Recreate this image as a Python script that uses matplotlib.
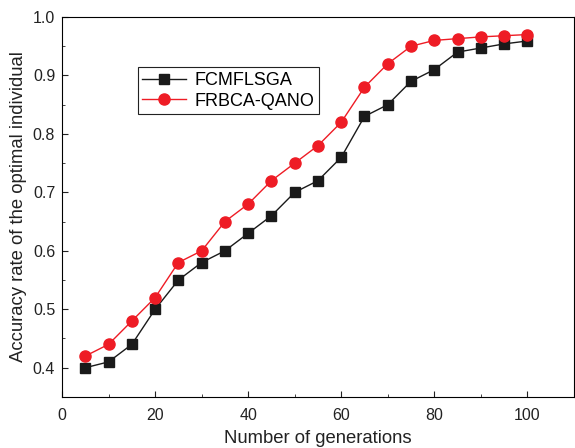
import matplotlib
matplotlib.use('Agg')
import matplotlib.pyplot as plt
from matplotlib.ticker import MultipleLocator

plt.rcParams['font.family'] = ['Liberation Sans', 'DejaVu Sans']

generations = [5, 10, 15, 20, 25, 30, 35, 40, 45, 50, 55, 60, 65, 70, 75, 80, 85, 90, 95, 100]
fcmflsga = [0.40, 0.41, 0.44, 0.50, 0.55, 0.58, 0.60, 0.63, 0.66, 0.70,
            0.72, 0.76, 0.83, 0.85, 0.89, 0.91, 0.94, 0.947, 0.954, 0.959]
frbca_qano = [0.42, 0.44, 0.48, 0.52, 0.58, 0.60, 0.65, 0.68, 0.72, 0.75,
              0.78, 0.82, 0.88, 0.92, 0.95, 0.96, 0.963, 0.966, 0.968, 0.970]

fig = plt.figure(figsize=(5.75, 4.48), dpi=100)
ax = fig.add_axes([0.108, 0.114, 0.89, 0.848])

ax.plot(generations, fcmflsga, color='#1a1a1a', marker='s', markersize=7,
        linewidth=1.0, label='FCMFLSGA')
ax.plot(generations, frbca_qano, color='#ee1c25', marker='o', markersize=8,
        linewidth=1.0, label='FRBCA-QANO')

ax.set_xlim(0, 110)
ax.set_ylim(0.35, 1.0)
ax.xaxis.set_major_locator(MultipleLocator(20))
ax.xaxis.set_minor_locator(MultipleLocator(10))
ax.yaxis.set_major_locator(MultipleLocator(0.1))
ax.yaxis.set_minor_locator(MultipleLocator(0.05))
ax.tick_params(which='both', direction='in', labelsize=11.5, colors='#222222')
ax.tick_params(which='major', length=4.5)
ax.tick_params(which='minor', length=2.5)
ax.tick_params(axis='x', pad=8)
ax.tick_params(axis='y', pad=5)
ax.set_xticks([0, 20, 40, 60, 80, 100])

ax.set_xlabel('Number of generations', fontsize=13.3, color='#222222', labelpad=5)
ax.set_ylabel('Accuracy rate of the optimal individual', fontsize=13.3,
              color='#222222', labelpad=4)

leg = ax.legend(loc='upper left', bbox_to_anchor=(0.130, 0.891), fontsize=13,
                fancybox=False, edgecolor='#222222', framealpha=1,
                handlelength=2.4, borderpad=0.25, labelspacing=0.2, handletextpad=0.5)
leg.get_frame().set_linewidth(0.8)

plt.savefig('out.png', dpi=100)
┄┄┄┄┄┄┄┄┄┄┄┄┄┄┄┄┄┄┄┄
Prompt — Repeat the listing above from its first line through the line that contains "plt.rcParams['font.family'] = ['Liberation", both included, and nothing more. Drop the pictures.

Finished answer —
Recreate this image as a Python script that uses matplotlib.
import matplotlib
matplotlib.use('Agg')
import matplotlib.pyplot as plt
from matplotlib.ticker import MultipleLocator

plt.rcParams['font.family'] = ['Liberation Sans', 'DejaVu Sans']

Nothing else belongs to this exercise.